Many, many years ago I wrote my very first, and my very last, computer programme. I had bought myself an Atari 1040st for home recording and word processing purposes as I was an aspiring composer (as opposed to an actual one, which is what I am these days) and as a professional writer, which I really was and I still am.
The 1040 came bundled with a copy of Basic. I was highly excited at the prospect of being a madcap computer programmer, especially as I had met one or two programmers who seemed pretty cool guys and earned oodles of money, which at that time always turned me on, the money part that is.
So I ripped open the pack and got started. I spent an hour or more typing into the Atari lines and lines of code. I learnt to my cost that if you get one little full stop wrong you’re screwed. The programme simply won’t work. And it can take ages trying to track down the culprit. The words needle and haystack spring to mind.
Eventually I found the offending line of code and bingo, it worked. Time to test it out. Oh what a grave disappointment it was. What I got was a weedy monotone rendering of “Daisy, daisy give me your answer do.” That was it for me. I felt like I’d given so much for so little in return. To coin a phrase, I got very little bang for my buck.

The thing is, even today, programming languages are like a foreign language.

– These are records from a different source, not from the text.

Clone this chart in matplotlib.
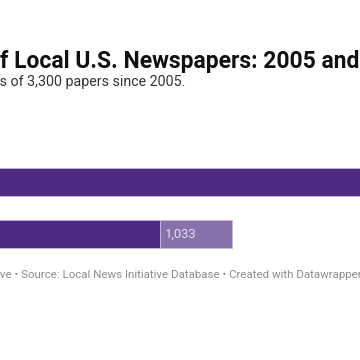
import matplotlib
matplotlib.use("Agg")
import matplotlib.pyplot as plt

# values (dark = weeklies, light = dailies)
years = ["2005", "2025"]
weeklies = [7441, 4567]
dailies = [1450, 1033]

title = "Number of Local U.S. Newspapers: 2005 and 2025"
subtitle = "The country has seen losses of 3,300 papers since 2005."
footer = ("Chart: Medill Local News Initiative \u2022 Source: Local News Initiative "
          "Database \u2022 Created with Datawrapper")

DARK = "#4f2a84"
LIGHT = "#8771ab"
EDGE = "#c6b9dc"

plt.rcParams["font.family"] = ["Roboto", "DejaVu Sans"]

W = H = 360
fig = plt.figure(figsize=(3.6, 3.6), dpi=100)
fig.patch.set_facecolor("white")

# bar area: the chart is cropped, so the axes start left of the canvas
scale = 72 / 1033  # px per paper
x0 = -158
total = max(w + d for w, d in zip(weeklies, dailies))
ax_w = total * scale
ax = fig.add_axes([x0 / W, (H - 256) / H, ax_w / W, 96 / H])
ax.set_xlim(0, total)
ax.set_ylim(1 + 22 / 52, -22 / 52)
ax.axis("off")

ypos = list(range(len(years)))
ax.barh(ypos, weeklies, height=28 / 52, color=DARK, edgecolor=EDGE, linewidth=0.6)
ax.barh(ypos, dailies, left=weeklies, height=28 / 52, color=LIGHT, edgecolor=EDGE, linewidth=0.6)
for y, w, d in zip(ypos, weeklies, dailies):
    ax.annotate(f"{d:,}", (w, y), xytext=(3.5, 0), textcoords="offset points",
                va="center", ha="left", color="#e6dff0", fontsize=9.3)

fig.canvas.draw()
renderer = fig.canvas.get_renderer()


def put_cropped(text, visible_from, px_x, px_y, **kw):
    """place text so that the part starting at `visible_from` begins at px_x"""
    idx = text.index(visible_from)
    probe = fig.text(0, 0, text[:idx] + "|", **kw)
    bar = fig.text(0, 0, "|", **kw)
    w = probe.get_window_extent(renderer).width - bar.get_window_extent(renderer).width
    probe.remove()
    bar.remove()
    fig.text((px_x - w) / W, (H - px_y) / H, text, va="baseline", ha="left", **kw)


put_cropped(title, "f Local", 0, 68, fontsize=16.5, fontweight="bold", color="#111111")
put_cropped(subtitle, "s of 3,300", 0, 86, fontsize=10.3, color="#333333")
put_cropped(footer, "ve \u2022 Source", 0, 278, fontsize=8.25, color="#8c8c8c")

fig.savefig("out.png", dpi=100)
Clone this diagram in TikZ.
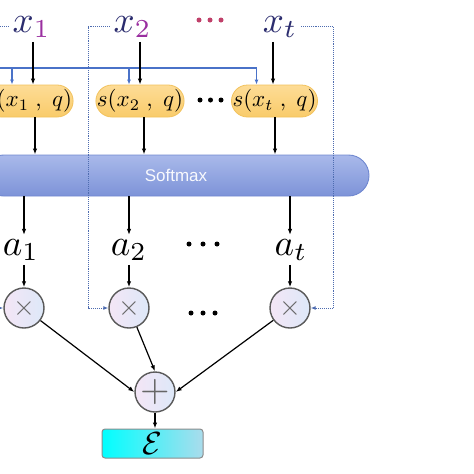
\documentclass[tikz,border=0pt]{standalone}
\usepackage{fontspec}
\newfontfamily\smfont{Liberation Sans}
\usetikzlibrary{arrows.meta,calc}
\definecolor{navy}{HTML}{2B2C6E}
\definecolor{subpurple}{HTML}{9A2FA0}
\definecolor{crimson}{HTML}{C0406A}
\definecolor{qblue}{HTML}{4A72C8}
\definecolor{dotblue}{HTML}{4E6CB0}
\definecolor{orangetop}{HTML}{FDDC96}
\definecolor{orangebot}{HTML}{F9CB6A}
\definecolor{orangeedge}{HTML}{F2C25C}
\definecolor{smtop}{HTML}{A9B9EA}
\definecolor{smbot}{HTML}{7D93D8}
\definecolor{smedge}{HTML}{7088D0}
\definecolor{circL}{HTML}{F4E6F6}
\definecolor{circR}{HTML}{DDE8F8}
\definecolor{eL}{HTML}{00FFFF}
\definecolor{eR}{HTML}{AADCEC}
\begin{document}
\begin{tikzpicture}[x=1pt,y=-1pt,
  arr/.style={-{Latex[length=6pt,width=4.5pt]}, line width=1.2pt, black},
  barr/.style={-{Latex[length=5pt,width=4pt]}, line width=1.2pt, qblue},
  dotl/.style={line width=1pt, dotblue, dash pattern=on 0.9pt off 1pt},
  dotarr/.style={dotl, -{Latex[length=5pt,width=4pt]}},
  xlab/.style={text=navy, inner sep=4pt, anchor=base},
  alab/.style={text=black, inner sep=4pt, anchor=base},
  score/.style={draw=orangeedge, line width=0.8pt, top color=orangetop, bottom color=orangebot,
    rounded corners=16pt, minimum width=86pt, minimum height=32pt, inner sep=1pt},
  opcirc/.style={circle, draw=black!65, line width=1.4pt, left color=circL, right color=circR,
    minimum size=40pt, inner sep=0pt, text=black!60},
  dotsym/.style={circle, fill, inner sep=0pt, minimum size=5pt}
]
\useasboundingbox (0,0) rectangle (474,474);
\clip (0,0) rectangle (474,474);

% inputs
\node[xlab] (x1) at (31.5,32) {\scalebox{3.7}{$x_{\textcolor{subpurple}{1}}$}};
\node[xlab] (x2) at (132.5,32) {\scalebox{3.7}{$x_{\textcolor{subpurple}{2}}$}};
\node[xlab] (xt) at (280,32) {\scalebox{3.7}{$x_{t}$}};
\node[dotsym, crimson] (td1) at (199,20) {};
\node[dotsym, crimson] (td2) at (210,20) {};
\node[dotsym, crimson] (td3) at (221,20) {};

% score boxes
\node[score] (s1) at (29,101) {\scalebox{2.3}{$s(x_{1}\;,\;q)$}};
\node[score] (s2) at (140,101) {\scalebox{2.3}{$s(x_{2}\;,\;q)$}};
\node[score] (st) at (274.5,101) {\scalebox{2.3}{$s(x_{t}\;,\;q)$}};
\node[dotsym] (bd1) at (200,100) {};
\node[dotsym] (bd2) at (210.5,100) {};
\node[dotsym] (bd3) at (221,100) {};

% query line
\coordinate (q) at (-5,68);
\draw[barr] (q) -| ([xshift=-18pt]st.north);
\draw[barr] ([xshift=-17pt]s1.north |- q) -- ([xshift=-17pt]s1.north);
\draw[barr] ([xshift=-11pt]s2.north |- q) -- ([xshift=-11pt]s2.north);

% input arrows
\draw[arr] ([xshift=1.5pt]x1.south) -- ([xshift=1.5pt]x1.south |- s1.north);
\draw[arr] ([xshift=7.5pt]x2.south) -- ([xshift=7.5pt]x2.south |- s2.north);
\draw[arr] ([xshift=-7pt]xt.south) -- ([xshift=-7pt]xt.south |- st.north);

% softmax bar
\node[draw=smedge, line width=0.9pt, top color=smtop, bottom color=smbot,
  rounded corners=20.5pt, minimum width=386pt, minimum height=41pt,
  font=\smfont\fontsize{17}{17}\selectfont, text=white!92!smtop] (sm) at (176,175.5) {Softmax};

\draw[arr] ([xshift=6pt]s1.south) -- ([xshift=6pt]s1.south |- sm.north);
\draw[arr] ([xshift=4pt]s2.south) -- ([xshift=4pt]s2.south |- sm.north);
\draw[arr] ([xshift=0.5pt]st.south) -- ([xshift=0.5pt]st.south |- sm.north);

% attention weights
\node[alab] (a1) at (21,255) {\scalebox{3.7}{$a_{1}$}};
\node[alab] (a2) at (129,255) {\scalebox{3.7}{$a_{2}$}};
\node[alab] (at) at (291,255) {\scalebox{3.7}{$a_{t}$}};
\node[dotsym] (ad1) at (189,244) {};
\node[dotsym] (ad2) at (203,244) {};
\node[dotsym] (ad3) at (217,244) {};

% multipliers
\node[opcirc] (m1) at (24,308) {\scalebox{2.8}{$\times$}};
\node[opcirc] (m2) at (129,308) {\scalebox{2.8}{$\times$}};
\node[opcirc] (mt) at (290,308) {\scalebox{2.8}{$\times$}};
\node[dotsym] (md1) at (191,313) {};
\node[dotsym] (md2) at (203,313) {};
\node[dotsym] (md3) at (215,313) {};

\draw[arr] (m1 |- sm.south) -- (m1 |- a1.north);
\draw[arr] (m2 |- sm.south) -- (m2 |- a2.north);
\draw[arr] (mt |- sm.south) -- (mt |- at.north);
\draw[arr] (m1 |- a1.south) -- (m1.north);
\draw[arr] (m2 |- a2.south) -- (m2.north);
\draw[arr] (mt |- at.south) -- (mt.north);

% sum and output
\node[opcirc] (plus) at (155,392) {\scalebox{3.8}{$+$}};
\node[draw=black!45, line width=1pt, rounded corners=3pt, left color=eL, right color=eR,
  minimum width=101pt, minimum height=29pt, inner sep=0pt] (E) at (152.5,443.5) {\scalebox{3.2}{$\mathcal{E}$}};

\draw[arr] (m1) -- (plus.west);
\draw[arr] (m2) -- (plus.north);
\draw[arr] (mt) -- (plus.east);
\draw[arr] (plus.south) -- (plus.south |- E.north);

% dotted skip connections
\coordinate (c1) at (-20,308);
\coordinate (c2) at (88,308);
\coordinate (ct) at (333,308);
\draw[dotarr] (x1.west) -| (c1) -- (m1.west);
\draw[dotarr] (x2.west) -| (c2) -- (m2.west);
\draw[dotarr] (xt.east) -| (ct) -- (mt.east);
\end{tikzpicture}
\end{document}
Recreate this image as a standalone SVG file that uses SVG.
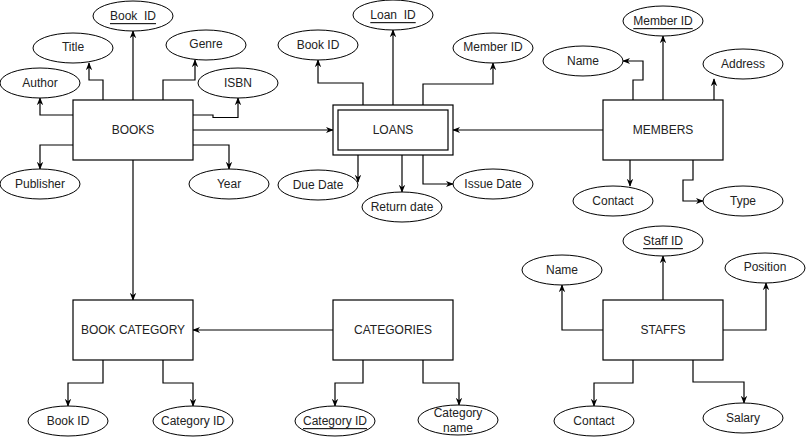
<svg xmlns="http://www.w3.org/2000/svg" width="806" height="437" viewBox="0 0 806 437">
<defs>
<marker id="arr" viewBox="0 0 10 10" refX="9" refY="5" markerWidth="8" markerHeight="8" markerUnits="userSpaceOnUse" orient="auto">
<path d="M0,1 L10,5 L0,9 L3,5 z" fill="#000"/>
</marker>
</defs>
<style>
.ent{fill:#fff;stroke:#000;stroke-width:1.2}
.att{fill:#fff;stroke:#000;stroke-width:1}
text{font-family:"Liberation Sans",Arial,Helvetica,sans-serif;font-size:12px;fill:#222;text-anchor:middle;dominant-baseline:central}
.u{text-decoration:underline}
.c{fill:none;stroke:#000;stroke-width:1.2;marker-end:url(#arr)}
.l{fill:none;stroke:#000;stroke-width:1.2}
</style>
<rect width="806" height="437" fill="#fff"/>
<g id="connectors">
<!-- BOOKS -->
<path class="c" d="M133,100 V31"/>
<path class="c" d="M103,100 V80 H89 V63"/>
<path class="c" d="M73,115 H40 V98"/>
<path class="c" d="M163,100 V80 H195 V60"/>
<path class="c" d="M193,115 H213 V117.5 H238 V98"/>
<path class="c" d="M73,145 H40 V169"/>
<path class="c" d="M193,145 H229 V169"/>
<path class="c" d="M193,130 H333"/>
<path class="c" d="M133,160 V300"/>
<!-- LOANS -->
<path class="c" d="M393,105 V30"/>
<path class="c" d="M363,105 V83 H318 V60"/>
<path class="c" d="M423,105 V84 H493 V63"/>
<path class="c" d="M358,155 V182"/>
<path class="c" d="M402,155 V192"/>
<path class="c" d="M423,155 V184 H453"/>
<!-- MEMBERS -->
<path class="c" d="M603,130 H453"/>
<path class="c" d="M663,100 V36"/>
<path class="c" d="M633,100 V80 H643 V61 H623"/>
<path class="c" d="M714,100 V79"/>
<path class="c" d="M630,160 V186"/>
<path class="c" d="M693,160 V180 H683 V201 H703"/>
<!-- BOOK CATEGORY / CATEGORIES -->
<path class="c" d="M333,330 H193"/>
<path class="c" d="M103,360 V383 H68 V406"/>
<path class="c" d="M163,360 V383 H193 V406"/>
<path class="c" d="M363,360 V383 H335 V406"/>
<path class="c" d="M423,360 V383 H459 V405"/>
<!-- STAFFS -->
<path class="c" d="M663,300 V256"/>
<path class="c" d="M603,330 H562 V285"/>
<path class="c" d="M723,330 H766 V283"/>
<path class="c" d="M633,360 V383 H594 V406"/>
<path class="c" d="M693,360 V382 H744 V403"/>
</g>
<g id="books"><rect class="ent" x="73" y="100" width="120" height="60"/><text x="133" y="130">BOOKS</text></g>
<g id="books-id"><ellipse class="att" cx="133" cy="16" rx="40" ry="15"/><text class="u" x="133" y="16" xml:space="preserve">Book  ID</text></g>
<g id="books-title"><ellipse class="att" cx="73" cy="48" rx="40" ry="15"/><text x="73" y="47">Title</text></g>
<g id="books-author"><ellipse class="att" cx="40" cy="83" rx="40" ry="15"/><text x="40" y="83">Author</text></g>
<g id="books-genre"><ellipse class="att" cx="206" cy="45" rx="40" ry="15"/><text x="206" y="44">Genre</text></g>
<g id="books-isbn"><ellipse class="att" cx="238" cy="83" rx="40" ry="15"/><text x="238" y="83">ISBN</text></g>
<g id="books-publisher"><ellipse class="att" cx="40" cy="184" rx="40" ry="15"/><text x="40" y="184">Publisher</text></g>
<g id="books-year"><ellipse class="att" cx="229" cy="184" rx="40" ry="15"/><text x="229" y="184">Year</text></g>

<g id="loans"><rect class="ent" x="333" y="105" width="120" height="50"/><rect class="ent" x="338" y="110" width="110" height="40"/><text x="393" y="130">LOANS</text></g>
<g id="loans-id"><ellipse class="att" cx="393" cy="15" rx="40" ry="15"/><text class="u" x="393" y="15" xml:space="preserve">Loan  ID</text></g>
<g id="loans-bookid"><ellipse class="att" cx="318" cy="45" rx="40" ry="15"/><text x="318" y="45">Book ID</text></g>
<g id="loans-memberid"><ellipse class="att" cx="493" cy="48" rx="40" ry="15"/><text x="493" y="47">Member ID</text></g>
<g id="loans-duedate"><ellipse class="att" cx="318" cy="185" rx="40" ry="15"/><text x="318" y="185">Due Date</text></g>
<g id="loans-returndate"><ellipse class="att" cx="402" cy="207" rx="40" ry="15"/><text x="402" y="207">Return date</text></g>
<g id="loans-issuedate"><ellipse class="att" cx="493" cy="184" rx="40" ry="15"/><text x="493" y="184">Issue Date</text></g>

<g id="members"><rect class="ent" x="603" y="100" width="120" height="60"/><text x="663" y="130">MEMBERS</text></g>
<g id="members-id"><ellipse class="att" cx="663" cy="21" rx="40" ry="15"/><text class="u" x="663" y="21">Member ID</text></g>
<g id="members-name"><ellipse class="att" cx="583" cy="61" rx="40" ry="15"/><text x="583" y="61">Name</text></g>
<g id="members-address"><ellipse class="att" cx="743" cy="64" rx="40" ry="15"/><text x="743" y="64">Address</text></g>
<g id="members-contact"><ellipse class="att" cx="613" cy="201" rx="40" ry="15"/><text x="613" y="201">Contact</text></g>
<g id="members-type"><ellipse class="att" cx="743" cy="201" rx="40" ry="15"/><text x="743" y="201">Type</text></g>

<g id="bookcategory"><rect class="ent" x="73" y="300" width="120" height="60"/><text x="133" y="330">BOOK CATEGORY</text></g>
<g id="bc-bookid"><ellipse class="att" cx="68" cy="421" rx="40" ry="15"/><text x="68" y="421">Book ID</text></g>
<g id="bc-categoryid"><ellipse class="att" cx="193" cy="421" rx="40" ry="15"/><text x="193" y="421">Category ID</text></g>

<g id="categories"><rect class="ent" x="333" y="300" width="120" height="60"/><text x="393" y="330">CATEGORIES</text></g>
<g id="cat-id"><ellipse class="att" cx="335" cy="421" rx="40" ry="15"/><text class="u" x="335" y="421">Category ID</text></g>
<g id="cat-name"><ellipse class="att" cx="458" cy="420" rx="40" ry="15"/><text x="458" y="413">Category</text><text x="458" y="428">name</text></g>

<g id="staffs"><rect class="ent" x="603" y="300" width="120" height="60"/><text x="663" y="330">STAFFS</text></g>
<g id="staff-id"><ellipse class="att" cx="663" cy="241" rx="40" ry="15"/><text class="u" x="663" y="241">Staff ID</text></g>
<g id="staff-name"><ellipse class="att" cx="562" cy="270" rx="40" ry="15"/><text x="562" y="270">Name</text></g>
<g id="staff-position"><ellipse class="att" cx="765" cy="268" rx="40" ry="15"/><text x="765" y="267">Position</text></g>
<g id="staff-contact"><ellipse class="att" cx="594" cy="421" rx="40" ry="15"/><text x="594" y="421">Contact</text></g>
<g id="staff-salary"><ellipse class="att" cx="743" cy="418" rx="40" ry="15"/><text x="743" y="418">Salary</text></g>
</svg>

I haven’t got a clue about Urdu nor Java or Python, but if I had to choose which to learn I think I would rather tackle Urdu.
I think you have to be of a certain type of personality to be a computer programmer. Being an anal-retentive is I think one of the first qualities you need to possess.
You also need to be an incredibly boring type of person, or rather one who is not easily bored by getting bogged down in bashing out lines and lines and lines of incomprehensible code only to get a duo-tone version of ‘My Old Man’s A Dustman.’
It would be better still if you were an automaton, totally devoid of any human feeling or desire for job satisfaction, not to mention virtually no capacity for a little joy of life and living.

I think the reason these guys still get oodles of money is nobody in their right mind would really want to spend the best days of their life trying to find the equivalent of a woman’s G spot, without anything like the tactile fun of it.
I would rather try to extract an elephants tooth going in at the rear end than attempt to write another computer programme.
I am philosophical about the matter. It’s not for me. I have come to the conclusion that I simply have not got the patience to ever get anywhere with it. I have in effect abandoned all hope of getting to grips with it. Forget the oodles of money, I would rather be poverty-stricken for the rest of my born days than to spend an entire day trying to hunt down a missing full stop just to get my computer to molest me with a painful monotone rendition of ‘It’s just an itsy bitsy teeny weenie yellow polka dot bikini.’ Such is the life of a self-contented under-performer.